● **What to produce**
Exactly reproduce the lines that run from the one containing "What matplotlib code" through the one containing "import matplotlib.pyplot as plt", ends included, with no pictures.
══════════════════════════════
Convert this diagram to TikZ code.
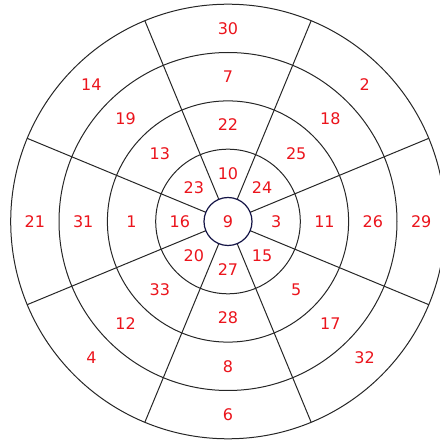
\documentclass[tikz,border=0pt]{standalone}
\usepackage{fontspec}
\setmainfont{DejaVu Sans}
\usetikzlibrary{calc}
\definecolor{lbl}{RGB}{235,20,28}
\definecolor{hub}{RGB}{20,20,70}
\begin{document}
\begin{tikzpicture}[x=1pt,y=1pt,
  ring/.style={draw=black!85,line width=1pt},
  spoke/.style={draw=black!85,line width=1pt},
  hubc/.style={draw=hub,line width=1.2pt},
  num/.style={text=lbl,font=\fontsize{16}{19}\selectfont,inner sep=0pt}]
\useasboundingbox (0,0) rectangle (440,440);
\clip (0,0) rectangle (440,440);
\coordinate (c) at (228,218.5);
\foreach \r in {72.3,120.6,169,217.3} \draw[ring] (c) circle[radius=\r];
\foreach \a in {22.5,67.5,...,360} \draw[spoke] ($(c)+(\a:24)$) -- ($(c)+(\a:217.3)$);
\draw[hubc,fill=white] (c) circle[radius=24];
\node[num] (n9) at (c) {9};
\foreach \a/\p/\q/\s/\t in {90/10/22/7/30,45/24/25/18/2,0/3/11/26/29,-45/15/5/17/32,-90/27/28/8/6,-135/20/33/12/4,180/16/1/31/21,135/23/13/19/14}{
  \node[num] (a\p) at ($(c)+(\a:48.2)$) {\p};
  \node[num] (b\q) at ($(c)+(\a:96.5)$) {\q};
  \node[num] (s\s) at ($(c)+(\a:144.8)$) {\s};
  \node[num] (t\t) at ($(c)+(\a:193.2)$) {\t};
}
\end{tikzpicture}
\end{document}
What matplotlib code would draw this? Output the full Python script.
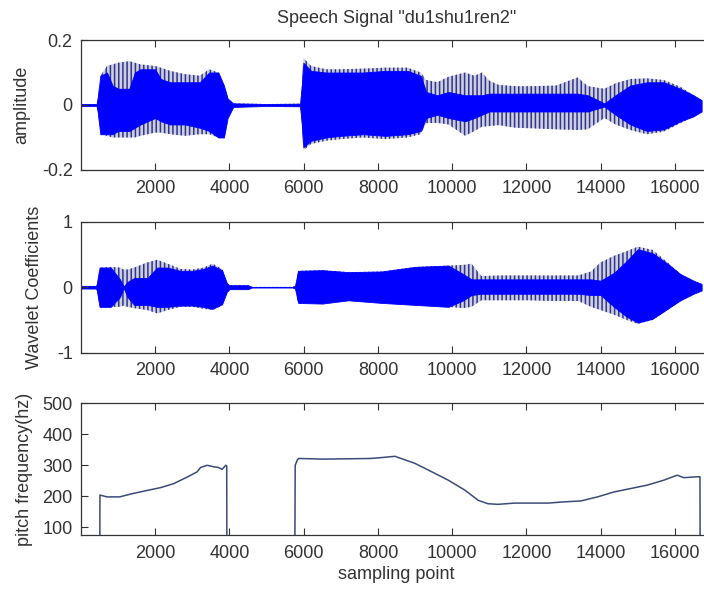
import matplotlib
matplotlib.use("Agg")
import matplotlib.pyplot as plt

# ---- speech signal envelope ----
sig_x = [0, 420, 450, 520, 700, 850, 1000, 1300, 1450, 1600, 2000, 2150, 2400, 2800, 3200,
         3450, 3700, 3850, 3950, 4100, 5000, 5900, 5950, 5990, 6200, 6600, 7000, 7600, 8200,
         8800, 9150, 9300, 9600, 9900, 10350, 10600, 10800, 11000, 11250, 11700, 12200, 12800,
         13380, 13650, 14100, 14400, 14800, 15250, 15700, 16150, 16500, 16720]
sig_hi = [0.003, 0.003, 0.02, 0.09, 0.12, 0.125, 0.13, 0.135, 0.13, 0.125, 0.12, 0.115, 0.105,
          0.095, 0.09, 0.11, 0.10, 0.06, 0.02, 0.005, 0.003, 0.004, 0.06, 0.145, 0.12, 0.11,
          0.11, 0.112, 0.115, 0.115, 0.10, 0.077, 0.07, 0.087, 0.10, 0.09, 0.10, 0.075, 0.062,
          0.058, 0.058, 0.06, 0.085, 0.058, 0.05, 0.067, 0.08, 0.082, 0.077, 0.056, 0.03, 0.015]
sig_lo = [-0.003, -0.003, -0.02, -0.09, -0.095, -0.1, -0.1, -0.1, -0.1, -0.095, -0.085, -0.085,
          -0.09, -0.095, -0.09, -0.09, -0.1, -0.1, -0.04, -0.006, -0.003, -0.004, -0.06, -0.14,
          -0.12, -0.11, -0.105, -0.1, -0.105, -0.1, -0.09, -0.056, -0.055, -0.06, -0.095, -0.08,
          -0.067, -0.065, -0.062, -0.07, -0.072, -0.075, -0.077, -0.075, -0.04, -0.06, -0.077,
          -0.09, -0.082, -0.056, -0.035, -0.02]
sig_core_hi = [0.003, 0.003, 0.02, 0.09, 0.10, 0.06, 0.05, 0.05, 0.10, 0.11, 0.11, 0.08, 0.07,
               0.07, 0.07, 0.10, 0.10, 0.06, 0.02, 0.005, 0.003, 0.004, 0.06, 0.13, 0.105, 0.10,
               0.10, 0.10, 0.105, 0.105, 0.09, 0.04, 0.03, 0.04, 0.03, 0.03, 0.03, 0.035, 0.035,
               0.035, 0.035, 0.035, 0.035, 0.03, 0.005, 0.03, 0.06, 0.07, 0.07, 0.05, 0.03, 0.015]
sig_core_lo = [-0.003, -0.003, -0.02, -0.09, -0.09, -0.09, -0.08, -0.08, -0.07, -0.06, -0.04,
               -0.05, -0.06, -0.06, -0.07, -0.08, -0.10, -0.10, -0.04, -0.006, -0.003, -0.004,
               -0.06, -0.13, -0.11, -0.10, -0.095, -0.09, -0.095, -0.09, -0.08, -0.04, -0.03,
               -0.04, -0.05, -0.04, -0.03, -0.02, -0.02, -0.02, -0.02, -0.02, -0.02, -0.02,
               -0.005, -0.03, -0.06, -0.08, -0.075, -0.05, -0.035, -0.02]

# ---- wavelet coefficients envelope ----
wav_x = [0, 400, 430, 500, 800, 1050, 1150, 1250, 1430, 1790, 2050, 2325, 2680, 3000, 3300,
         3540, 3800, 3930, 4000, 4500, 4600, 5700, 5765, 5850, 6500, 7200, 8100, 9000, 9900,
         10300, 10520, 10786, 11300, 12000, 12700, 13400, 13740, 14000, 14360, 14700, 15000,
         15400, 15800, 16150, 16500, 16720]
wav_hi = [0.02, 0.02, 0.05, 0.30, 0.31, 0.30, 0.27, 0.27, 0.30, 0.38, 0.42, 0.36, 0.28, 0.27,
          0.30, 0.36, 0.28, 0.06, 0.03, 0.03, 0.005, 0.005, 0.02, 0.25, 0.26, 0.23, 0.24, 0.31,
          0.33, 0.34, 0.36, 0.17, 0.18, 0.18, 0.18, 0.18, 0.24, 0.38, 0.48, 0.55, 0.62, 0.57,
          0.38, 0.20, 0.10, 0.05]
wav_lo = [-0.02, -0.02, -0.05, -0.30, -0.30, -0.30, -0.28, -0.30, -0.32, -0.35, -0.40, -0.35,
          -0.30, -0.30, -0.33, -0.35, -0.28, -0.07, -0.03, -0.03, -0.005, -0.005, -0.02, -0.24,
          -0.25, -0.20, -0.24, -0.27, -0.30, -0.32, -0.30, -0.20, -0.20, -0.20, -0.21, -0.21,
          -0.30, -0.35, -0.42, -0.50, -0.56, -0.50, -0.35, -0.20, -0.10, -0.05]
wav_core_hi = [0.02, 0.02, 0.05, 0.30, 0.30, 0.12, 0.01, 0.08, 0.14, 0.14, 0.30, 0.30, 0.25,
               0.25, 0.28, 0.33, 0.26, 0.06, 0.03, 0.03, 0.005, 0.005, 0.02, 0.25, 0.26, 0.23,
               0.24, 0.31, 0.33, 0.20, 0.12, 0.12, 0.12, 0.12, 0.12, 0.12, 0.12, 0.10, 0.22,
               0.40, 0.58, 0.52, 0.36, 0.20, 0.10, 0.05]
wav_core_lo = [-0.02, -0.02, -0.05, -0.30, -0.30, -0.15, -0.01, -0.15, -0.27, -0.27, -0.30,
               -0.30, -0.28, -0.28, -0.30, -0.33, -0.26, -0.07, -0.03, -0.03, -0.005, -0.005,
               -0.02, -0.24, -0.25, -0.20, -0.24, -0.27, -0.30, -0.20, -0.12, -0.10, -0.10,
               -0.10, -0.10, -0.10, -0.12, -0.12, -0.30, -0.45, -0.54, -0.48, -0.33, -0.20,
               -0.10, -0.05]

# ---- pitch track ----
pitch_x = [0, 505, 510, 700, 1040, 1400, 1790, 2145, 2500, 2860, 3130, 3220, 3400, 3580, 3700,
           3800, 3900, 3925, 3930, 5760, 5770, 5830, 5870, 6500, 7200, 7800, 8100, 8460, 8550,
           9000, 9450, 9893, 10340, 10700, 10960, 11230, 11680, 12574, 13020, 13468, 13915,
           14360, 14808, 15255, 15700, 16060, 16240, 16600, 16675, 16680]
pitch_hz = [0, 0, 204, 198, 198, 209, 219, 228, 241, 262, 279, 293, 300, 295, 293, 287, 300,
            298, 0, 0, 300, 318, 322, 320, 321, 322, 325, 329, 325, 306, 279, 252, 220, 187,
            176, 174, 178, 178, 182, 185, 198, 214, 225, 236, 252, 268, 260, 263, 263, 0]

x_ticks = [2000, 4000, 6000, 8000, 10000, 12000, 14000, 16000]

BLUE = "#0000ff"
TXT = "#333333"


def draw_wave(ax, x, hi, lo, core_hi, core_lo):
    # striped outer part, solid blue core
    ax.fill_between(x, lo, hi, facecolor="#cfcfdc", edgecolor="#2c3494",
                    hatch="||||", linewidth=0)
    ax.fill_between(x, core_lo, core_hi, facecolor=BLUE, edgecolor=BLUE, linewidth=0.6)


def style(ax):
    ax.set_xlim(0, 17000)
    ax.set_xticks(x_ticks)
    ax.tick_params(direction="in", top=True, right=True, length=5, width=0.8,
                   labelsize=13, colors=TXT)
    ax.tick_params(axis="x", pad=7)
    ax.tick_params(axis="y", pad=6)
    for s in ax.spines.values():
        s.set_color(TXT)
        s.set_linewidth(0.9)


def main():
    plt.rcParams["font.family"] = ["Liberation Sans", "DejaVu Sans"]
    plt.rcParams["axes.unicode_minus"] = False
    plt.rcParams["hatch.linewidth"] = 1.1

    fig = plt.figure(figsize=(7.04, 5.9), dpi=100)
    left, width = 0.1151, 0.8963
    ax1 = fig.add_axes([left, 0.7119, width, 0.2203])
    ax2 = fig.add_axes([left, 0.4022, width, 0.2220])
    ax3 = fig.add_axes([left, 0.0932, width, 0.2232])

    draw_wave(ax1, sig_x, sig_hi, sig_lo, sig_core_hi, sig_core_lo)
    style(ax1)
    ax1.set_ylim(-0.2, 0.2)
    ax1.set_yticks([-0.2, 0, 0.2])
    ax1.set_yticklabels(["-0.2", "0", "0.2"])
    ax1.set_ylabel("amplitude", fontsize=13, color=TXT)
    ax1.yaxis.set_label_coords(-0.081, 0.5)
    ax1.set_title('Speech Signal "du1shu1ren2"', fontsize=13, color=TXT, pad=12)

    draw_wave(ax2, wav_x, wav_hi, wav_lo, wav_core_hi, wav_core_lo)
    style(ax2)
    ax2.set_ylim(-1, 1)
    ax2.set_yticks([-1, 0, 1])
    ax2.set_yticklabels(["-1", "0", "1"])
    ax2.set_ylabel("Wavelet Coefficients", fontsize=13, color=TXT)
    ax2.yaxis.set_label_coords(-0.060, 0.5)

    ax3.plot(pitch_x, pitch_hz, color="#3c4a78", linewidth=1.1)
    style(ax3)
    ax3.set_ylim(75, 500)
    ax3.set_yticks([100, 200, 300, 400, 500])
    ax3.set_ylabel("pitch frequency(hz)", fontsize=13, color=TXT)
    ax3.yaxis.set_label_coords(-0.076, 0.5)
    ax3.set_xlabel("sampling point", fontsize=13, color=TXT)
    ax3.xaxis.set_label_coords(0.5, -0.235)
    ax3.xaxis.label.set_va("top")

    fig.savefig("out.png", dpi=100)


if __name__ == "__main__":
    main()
══════════════════════════════
● **Solution for this exercise**
What matplotlib code would draw this? Output the full Python script.
import matplotlib
matplotlib.use("Agg")
import matplotlib.pyplot as plt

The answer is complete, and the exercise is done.